Newer technologies such as cleaning robots have also improved Operations & Maintenance (O&M), leading to better upkeep of solar facilities and higher energy production.
Meanwhile sophisticated AI platforms are finding their way into distributed energy management, helping to drive production up while ensuring safety, especially during extreme weather events.
One key limitation in the renewable energy industry thus far has been the variability of solar and wind resources. The thinking has been that since solar is not dispatchable, or “firm,” it can’t be a reliable component of a power portfolio, at least not reliable enough to entirely replace fossil generation.
Now we are seeing the elimination of that last barrier to the solar industry. The availability of improved energy-storage technologies and a rapid decline in battery prices like the trajectory of solar modules themselves, is helping to “firm” solar power. Low cost batteries are paving the way for 24/7 dispatchable renewable energy, and it is the ultimate game changer.
All these interdependencies are evolving together to drive scale and improve the Levelized Cost of Energy (LCOE), or the lifetime cost of distributed renewable energy, leading to quicker adoption.
Voyager: A cost-efficient next-generation single axis tracker
On the equipment side, an example of technology advancement in the industry is FTC Solar’s Voyager, a next generation, single-axis tracker that requires fewer posts/modules, less DC cabling, and enables industry-leading installation processes, driving the lowest total installed cost.
Voyager’s single row, double portrait (2P) architecture enables optimized performance for bifacial modules and allows the optimization of available land, while maintaining suitable accessibility for O&M in high Ground Coverage Ratio (GCR) designs. FTC Solar provides a proprietary controller system with Voyager, enabling granular controls with row-level backtracking capabilities. As a result, Voyager delivers among the best LCOE in the industry.
SunDAT PV software facilitates design of utility-scale projects
Meanwhile, FTC Solar’s SunDAT PV design software enables rapid, partially automated design, engineering and cost analysis of utility-scale and C&I projects. The software complements the Voyager tracker, and along with engineering services, provides a complete package of necessary tools for solar customers, with superior engineering and competitive costs.

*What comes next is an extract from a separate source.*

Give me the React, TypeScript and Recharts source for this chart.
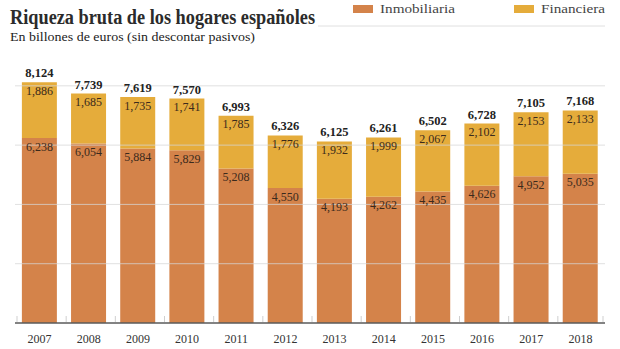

This versatile tool facilitates rapid generation and analysis of hundreds of options for a potential site. SunDAT integrates with PV Bid and SunFig to include project cost estimation and project financial returns, enabling users to perform a complete economic optimization of their projects.
Starting with only a ground or rooftop boundary, SunDAT can model virtually every combination of design parameter: module/inverter types, ground coverage ratio, string size, tracking vs. fixed-tilt, azimuth, and more, producing complete site layouts and energy estimates in minutes.
Combined with the power of PV Bid, each design configuration can be analyzed financially and compared, providing direct visibility into project economics. With the ability to connect technical site design, energy estimation, and cost, SunDat users can quickly see which option produces the best LCOE, IRR, and NPV
Government incentives have played a large role in getting us to where we are today in the solar industry. But, with PV technology getting less expensive and more efficient all the time, the more important role for governments to play now would be to establish challenging renewable energy goals and see to it that they are met.
With advances such as these, and many others developed by business and government, the solar industry can look forward to meeting ambitious goals—and powering the U.S. to a cleaner energy future.
Nagendra Cherukupalli is Chief Technology Officer at FTC Solar (www.ftcsolar.com). Trained as a computer science professional, he has worked extensively in software, semiconductor, solar, and energy platforms.